A fallacy often found in marketing is the emphasis on quantitative. This can happen particularly in digital marketing when the focus is on measuring traffic to a website for example. Measuring how many people are visiting a website or social media channel without knowing how the business reflects in the minds of those visitors may deflate the value of a brand.
This spring I purchased a copy of Harvard Business Review magazine because the cover was dedicated to ‘building your brand.’ See one of the articles below, in which the authors talk about a problem you likely encounter: quantity (metrics) over quality (brand development). Marketing often focuses on, and the industry has supported, something called performance marketing. Because I offer digital marketing services, my ideas relate to online marketing. The HBR article stretches out to marketing beyond digital. Performance marketing in the digital realm would refer to ‘clicks’ and ‘impressions’ instead of the feeling your business leaves on your audience or a singular person.

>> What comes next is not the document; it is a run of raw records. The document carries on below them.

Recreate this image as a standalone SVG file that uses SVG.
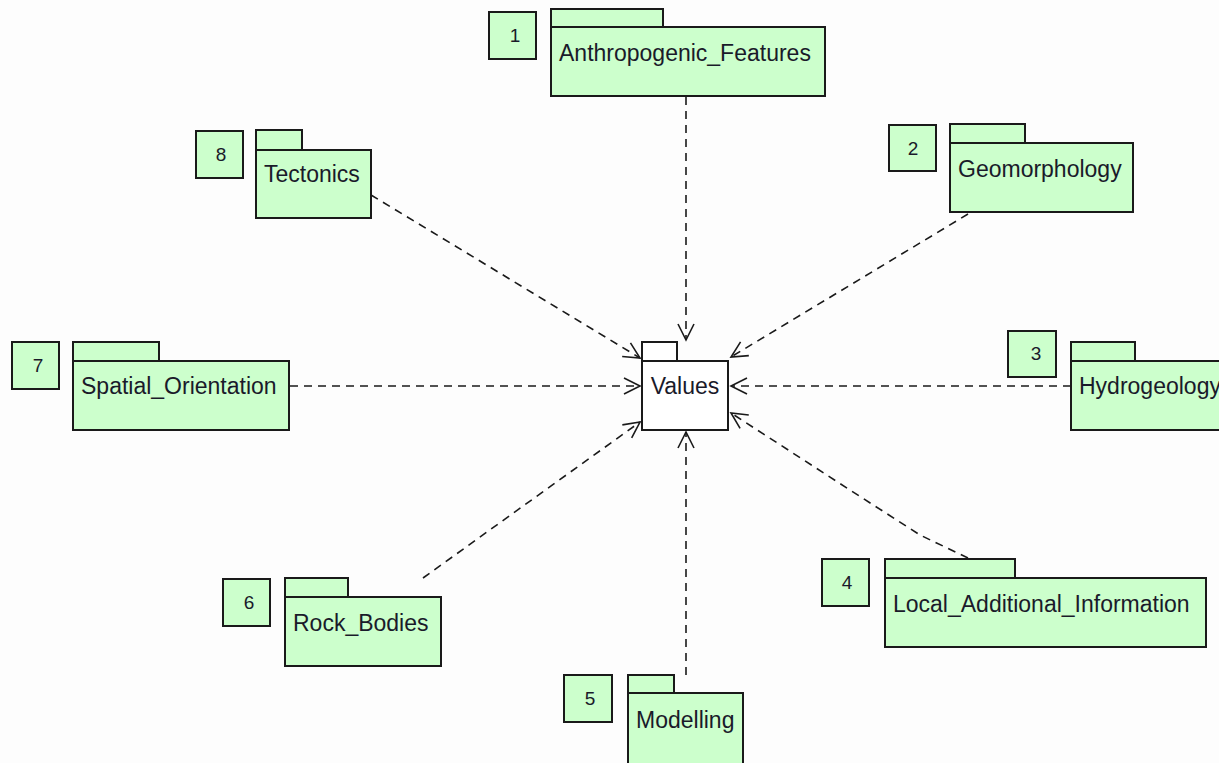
<svg xmlns="http://www.w3.org/2000/svg" width="1219" height="763" viewBox="0 0 1219 763">
<style>
.pk{fill:#ccffcc;stroke:#1a1a1a;stroke-width:2}
.vl{fill:#ffffff;stroke:#1a1a1a;stroke-width:2}
.t{font-family:"Liberation Sans",Arial,sans-serif;font-size:23px;fill:#1a1a2a}
.n{font-family:"Liberation Sans",Arial,sans-serif;font-size:19px;fill:#1a1a2a;text-anchor:middle}
.c{fill:none;stroke:#1a1a1a;stroke-width:1.6;stroke-dasharray:8 6}
</style>
<defs>
<marker id="ah" markerUnits="userSpaceOnUse" markerWidth="20" markerHeight="20" refX="16" refY="8" orient="auto" overflow="visible">
<path d="M0,0 L16,8 L0,16" fill="none" stroke="#1a1a1a" stroke-width="1.6"/>
</marker>
</defs>
<rect width="1219" height="763" fill="#fdfdfd"/>
<g id="connectors">
<line class="c" x1="686" y1="97" x2="686" y2="340" marker-end="url(#ah)"/>
<line class="c" x1="968" y1="214" x2="731" y2="357" marker-end="url(#ah)"/>
<line class="c" x1="1071" y1="386" x2="731" y2="386" marker-end="url(#ah)"/>
<path class="c" d="M968,558 L920,535 L850,490 L731,413" marker-end="url(#ah)"/>
<line class="c" x1="686" y1="675" x2="686" y2="432" marker-end="url(#ah)"/>
<line class="c" x1="423" y1="578" x2="640" y2="422" marker-end="url(#ah)"/>
<line class="c" x1="290" y1="386" x2="640" y2="386" marker-end="url(#ah)"/>
<line class="c" x1="371" y1="195" x2="640" y2="358" marker-end="url(#ah)"/>
</g>
<g id="values">
<rect class="vl" x="642" y="342" width="35" height="19"/>
<rect class="vl" x="642" y="361" width="86" height="69"/>
<text class="t" x="685" y="394" text-anchor="middle">Values</text>
</g>
<g id="pkg1">
<rect class="pk" x="489" y="12" width="47" height="47"/>
<text class="n" x="515" y="42">1</text>
<rect class="pk" x="551" y="9" width="112" height="18"/>
<rect class="pk" x="551" y="27" width="274" height="69"/>
<text class="t" x="559" y="61">Anthropogenic_Features</text>
</g>
<g id="pkg2">
<rect class="pk" x="889" y="125" width="47" height="46"/>
<text class="n" x="913" y="155">2</text>
<rect class="pk" x="950" y="124" width="75" height="19"/>
<rect class="pk" x="950" y="143" width="183" height="69"/>
<text class="t" x="958" y="177">Geomorphology</text>
</g>
<g id="pkg3">
<rect class="pk" x="1008" y="331" width="48" height="46"/>
<text class="n" x="1036" y="360">3</text>
<rect class="pk" x="1071" y="342" width="64" height="19"/>
<rect class="pk" x="1071" y="361" width="160" height="69"/>
<text class="t" x="1079" y="394">Hydrogeology</text>
</g>
<g id="pkg4">
<rect class="pk" x="822" y="559" width="47" height="47"/>
<text class="n" x="847" y="589">4</text>
<rect class="pk" x="885" y="559" width="130" height="19"/>
<rect class="pk" x="885" y="578" width="321" height="69"/>
<text class="t" x="893" y="612">Local_Additional_Information</text>
</g>
<g id="pkg5">
<rect class="pk" x="564" y="675" width="48" height="47"/>
<text class="n" x="590" y="705">5</text>
<rect class="pk" x="628" y="675" width="46" height="18"/>
<rect class="pk" x="628" y="693" width="115" height="75"/>
<text class="t" x="636" y="728">Modelling</text>
</g>
<g id="pkg6">
<rect class="pk" x="223" y="579" width="47" height="47"/>
<text class="n" x="249" y="609">6</text>
<rect class="pk" x="285" y="578" width="63" height="19"/>
<rect class="pk" x="285" y="597" width="156" height="69"/>
<text class="t" x="293" y="631">Rock_Bodies</text>
</g>
<g id="pkg7">
<rect class="pk" x="12" y="342" width="47" height="47"/>
<text class="n" x="38" y="372">7</text>
<rect class="pk" x="73" y="342" width="86" height="19"/>
<rect class="pk" x="73" y="361" width="216" height="69"/>
<text class="t" x="81" y="394">Spatial_Orientation</text>
</g>
<g id="pkg8">
<rect class="pk" x="196" y="131" width="47" height="47"/>
<text class="n" x="221" y="161">8</text>
<rect class="pk" x="256" y="130" width="46" height="20"/>
<rect class="pk" x="256" y="150" width="115" height="68"/>
<text class="t" x="264" y="182">Tectonics</text>
</g>
</svg>
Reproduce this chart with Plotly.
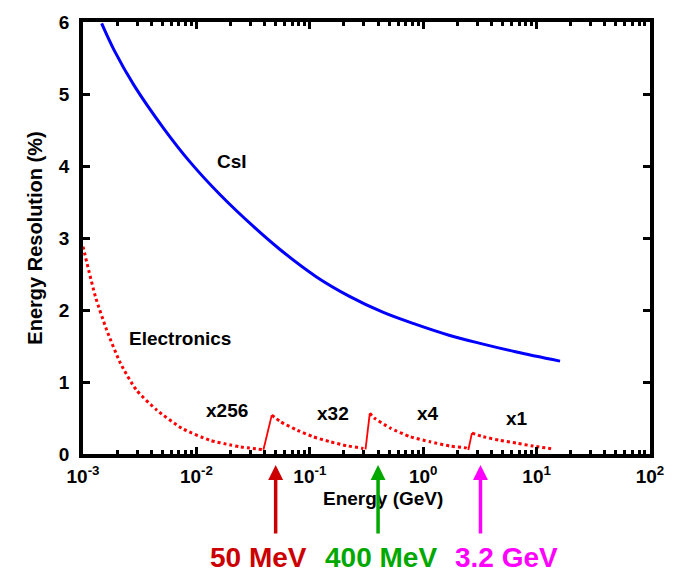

Yet according to the authors, “with the right metrics you can increase your return on [your metrics and how your audience perceives your brand].”
From Harvard Business Review IDEA IN BRIEF
See link to full article, below.
THE PROBLEM
“Marketers often worry that performance marketing and its focus on short-term sales is crowding out brand-building activities aimed at enhancing customer perception of their brand - and sometimes works against brand strategy.”
Lamens Terms: If you’re focused only or mostly on seeing higher numbers (ie traffic to your website or showing up on page one of search results), the integrity of your brand can be compromised in the process.
WHY IT HAPPENS
“Brand-building activities are typically measured using metrics that have no predictive or retrospective connection to financial returns.”
Lamen Terms: If you’re too focused on metrics you might lose money and currently there’s no way to measure this correlation.
THE SOLUTION
“To achieve performance-accountable brand building and brand-accountable performance marketing, firms need to upgrade their brand metrics in a way that allows the two to work together.”
Lamens Terms: Don’t ignore your brand. Since you’re reading this and are likely not an agency with tools to measure how the performance of metrics affect your bottom line, I do suggest trying to spend equal measure on brand building and equal measure on your metrics (search results, traffic, etc.) I provide an example below.
EXAMPLE
You want to improve where your website lands in search results. That’s to say you’re interested in improving your site’s SEO. And you’ve heard that if you add content to your site regularly, by blogging, for example, you can improve your SEO (a metric).
You were also told, or have learned that you need to lace your content with long-tail and short-tail keywords, broad match keywords, use H1 tags, etc.
You can and should also add links to third parties, plus include images for engagement. You need your post to be long - like 500-2000 words.
Equipped with this knowledge you begin to write with intention. The intent is to use all the above and increase your metrics in SEO.
But this content may and likely will miss a critical piece: Your audience. And how they perceive the value of your brand. You may not have included or thought about how your audience will respond to the content. You may not have thought about whether or not the voice of the content is strong or weak if the keywords weigh down the message or make the reading too clunky and maybe even uninteresting. Because the above actions focus on performance marketing, not on brand building.
The HBR piece, linked below, points out that for the last 20 years, performance marketing has been the dominant approach that companies use to connect with customers. Think about it this way: the internet is a bit of a mess. I’m willing to bet that when performing a swift search, you don’t trust most of the information you find, and feel that most of what you discover is a bit stale, irrelevant, and maybe shallow as opposed to in-depth. That’s in part because most content is curated online with performance marketing in mind. A lot of content is more concerned with showing up first in search results, for example than interested in the quality of the information and how it reflects on the brand.
PIVOTING
When looking for quality online, one of the places I’ve really come to love is Substack. I can pay my favorite specialist a small token ($5-6 a month on average) for direct access to their writing. I pay Emily Oster of Parent Data because I’m a new mom, and I pay Katy Hessel of the Great Women Artists because I love art. I do wish they had their own website where they could drive traffic. But I do find comfort in directly paying these specialists for quality content.
One of the dynamics that unfolds on Substack is the immediate monetary return on quality content. An individual is paid per subscriber for (more) access. This format exists in large news media, and from what I understand, Substack is a direct result of the phenomenon that is ‘paid media.’
I don’t intend to divert from the topic of this post. However, the takeaway can be this: as an audience member, do your best to create quality content. In addition to using tools that support positive metrics.
Over time you will be able to watch your analytics (metrics) to see which content receives more engagement, and which content leads to conversions. Some content can have actions within that translate to a direct buy, for example. Which content draws repeat views?
Your brand matters. People care what you make. Measuring the direct correlation between how many clicks for example impact your brand quality will be difficult to achieve for some time. Much of brand building is about authenticity, intuition, and listening to your people. Using data, like Google Analytics is a nice tool for support.